An important characteristic of late Soviet-era literature was the marked increase of women writers in a literary domain traditionally belonging to men, and along with them new themes pushed their way into the literary sphere. Women writers paid more attention to relationships, revealed the dominance of male philosophies and stereotypes, and wrote about the fate of women and other Soviet-era realities with a more subtle hand that sparkled with new colour. (17)
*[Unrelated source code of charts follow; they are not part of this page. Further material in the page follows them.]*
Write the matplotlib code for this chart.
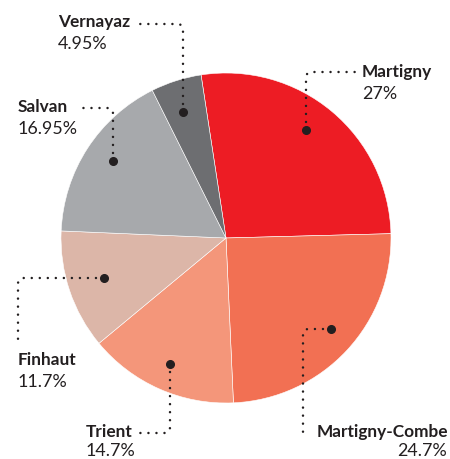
import numpy as np
import matplotlib
matplotlib.use("Agg")
import matplotlib.pyplot as plt

labels = ["Martigny", "Martigny-Combe", "Trient", "Finhaut", "Salvan", "Vernayaz"]
values = [27, 24.7, 14.7, 11.7, 16.95, 4.95]
pct_labels = ["27%", "24.7%", "14.7%", "11.7%", "16.95%", "4.95%"]
colors = ["#ED1C24", "#F27053", "#F4967A", "#DCB6A8", "#A7A9AC", "#6D6E71"]

W, H = 450, 459
fig = plt.figure(figsize=(W / 100, H / 100), dpi=100)
ax = fig.add_axes([0, 0, 1, 1])
ax.set_xlim(0, W)
ax.set_ylim(0, H)
ax.set_aspect("equal")
ax.axis("off")

cx, cy, r = 226, H - 238, 165
ax.pie(values, colors=colors, startangle=98.7, counterclock=False,
       center=(cx, cy), radius=r, frame=True,
       wedgeprops=dict(edgecolor="white", linewidth=0.4))
ax.set_xlim(0, W)
ax.set_ylim(0, H)
ax.axis("off")

TXT = "#231F20"
FONT = "Lato"
FS_NAME = 12.4
FS_PCT = 12.9

def Y(y):
    return H - y

def leader(dot, corner, end, rad=6):
    (x0, y0), (xc, yc), (x1, y1) = dot, corner, end
    d1 = np.array([xc - x0, yc - y0], float); d1 /= np.linalg.norm(d1)
    d2 = np.array([x1 - xc, y1 - yc], float); d2 /= np.linalg.norm(d2)
    p1 = np.array([xc, yc]) - d1 * rad
    p2 = np.array([xc, yc]) + d2 * rad
    t = np.linspace(0, 1, 12)[:, None]
    c = np.array([xc, yc])
    curve = (1 - t) ** 2 * p1 + 2 * (1 - t) * t * c + t ** 2 * p2
    pts = np.vstack([[x0, y0], p1, curve, p2, [x1, y1]])
    ax.plot(pts[:, 0], H - pts[:, 1], color=TXT, lw=1.8,
            linestyle=(0, (0.01, 3.2)), dash_capstyle="round", zorder=5)
    ax.plot([x0], [Y(y0)], "o", color=TXT, ms=5.5, zorder=6)

def label(x, y, name, pct, ha="left"):
    ax.text(x, Y(y), name, fontsize=FS_NAME, fontweight="bold", color=TXT,
            family=FONT, ha=ha, va="center")
    ax.text(x, Y(y + 22), pct, fontsize=FS_PCT, color=TXT,
            family=FONT, ha=ha, va="center")

# Vernayaz
leader((183, 112), (183, 24), (138, 24))
label(58, 22, labels[5], pct_labels[5])
# Salvan
leader((113, 161), (113, 108), (78, 108))
label(18, 107, labels[4], pct_labels[4])
# Martigny
leader((306, 130), (306, 72), (355, 72))
label(362, 72, labels[0], pct_labels[0])
# Finhaut
leader((104, 278), (18, 278), (18, 344))
label(18, 360, labels[3], pct_labels[3])
# Trient
leader((170, 364), (170, 433), (138, 433))
ax.text(86, Y(432), labels[2], fontsize=FS_NAME, fontweight="bold", color=TXT,
        family=FONT, ha="left", va="center")
ax.text(86, Y(451), pct_labels[2], fontsize=FS_PCT, color=TXT,
        family=FONT, ha="left", va="center")
# Martigny-Combe
leader((331, 329), (303, 329), (303, 437))
ax.text(317, Y(432), labels[1], fontsize=FS_NAME, fontweight="bold", color=TXT,
        family=FONT, ha="left", va="center")
ax.text(447, Y(451), pct_labels[1], fontsize=FS_PCT, color=TXT,
        family=FONT, ha="right", va="center")

fig.savefig("out.png", dpi=100)
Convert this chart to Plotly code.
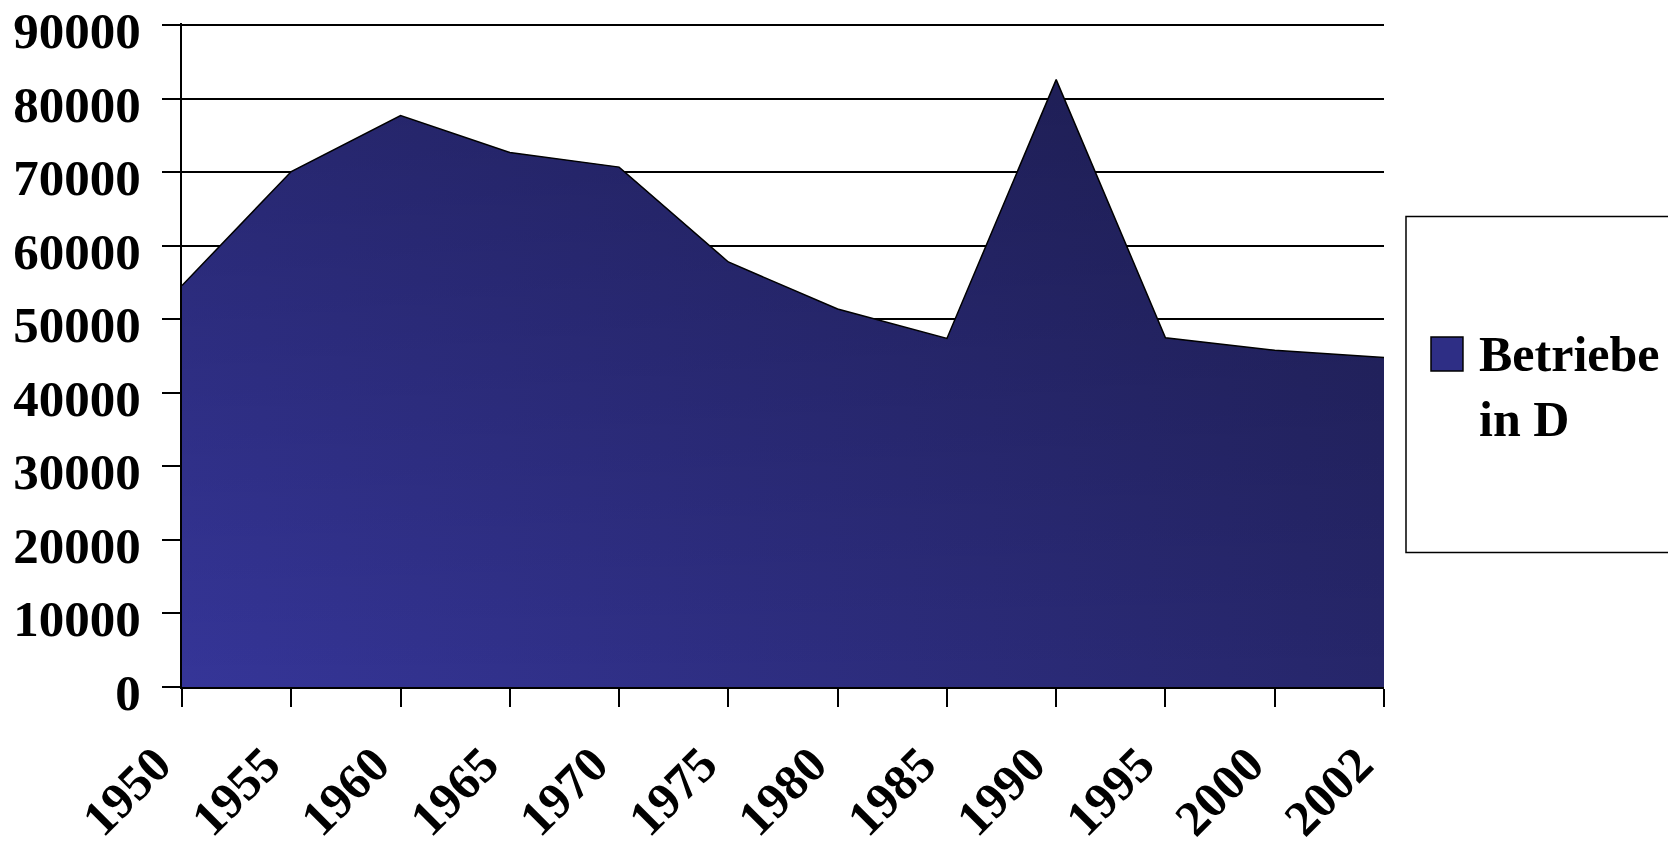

That Lithuanian women's writing has been traditionally overshadowed by that of men should, of course, come as no surprise. And while I appreciate Samalavičius addressing the paucity of female voices in his collection and in Lithuanian literary history so directly, I wonder if he may have been too quick in deciding that no pre-late-Soviet-era women (the first female-penned text we encounter is Jurga Ivanauskaitė's 1985 "Year of the Lily of the Valley") deserved a place here. I was struck, for example, by the omission of canonical pre-Soviet and Soviet-era female writers like Salomėja Nėris, Žemaitė, Šatrijos Ragana, Janina Degutytė, Ieva Simonaitytė, and Dalia Grinkevičiūtė. Samalavičius, a scholar far more well versed in Lithuanian literature than I am, could doubtless come up with even more feminine names. Interestingly, six of the seven translators presented in this anthology are women. Whether this fact says something about contemporary Lithuanian culture, I don't know.

Still, the guts of this book are good. All the translations are competent and readable. I will admit to a personal preference for late-Soviet and post-Soviet texts, so the second half of the collection picked up considerably for me. Standouts included: "A Cry in the Full Moon," Juozas Aputis (translated by Medeinė Tribinevičius); "Tūla," Jurgis Kunčinas (Elizabeth Novickas); and "The Murmuring Wall," Sigitas Parulskis (Jayde Will). The text is clean and well edited. It was a pleasure to read such high-quality English translations.